Kim began his career at Bloomberg, selling enterprise software to banks, asset managers and insurers, where he saw how complex regulated sales could be. He then worked on product development at Viva Republica, the South Korean fintech company behind Toss, learning how technology built around real user behavior could reshape traditional financial services.
“Hupo sits at the intersection of these experiences.
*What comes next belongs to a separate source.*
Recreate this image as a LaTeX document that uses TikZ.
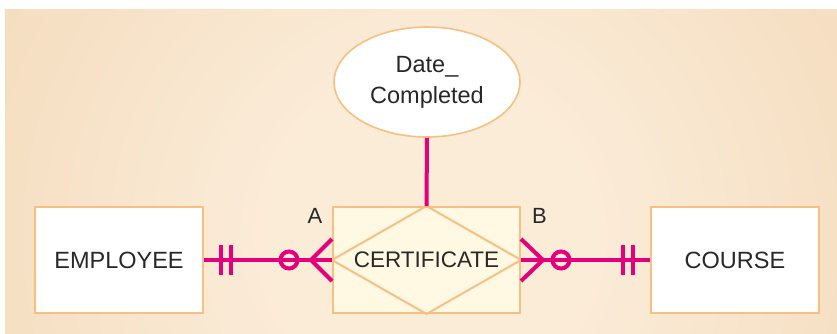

I understood the buyer, the end user and the operational reality of selling financial products,” Kim said. “Once AI became capable of understanding context and real-time coaching, it became clear to me that business coaching, particularly in the banking and insurance industry, was the right place to apply it.
Many AI-based business coaching tools start with technology, Kim said, but Hupo has taken a different approach, building its platform around how banks and insurers work. “One of the biggest lessons I learned is that, especially with large companies, you have to understand their business and their industry in detail,” he added, noting that Hupo’s models were trained from the start on real financial products, common objections, customer types and regulatory requirements.
The latest round brings total funding to $15 million since the company’s inception in 2022. The new capital will be used to expand its product, including real-time coaching features, expand enterprise-level deployments, increase go-to-market efforts in banking, financial services and insurance, and strengthen the team.
In five years, Kim wants Hupo to go beyond business coaching and help large teams operate at scale, giving managers and employees clearer insights and practical advice, even for tens of thousands of people.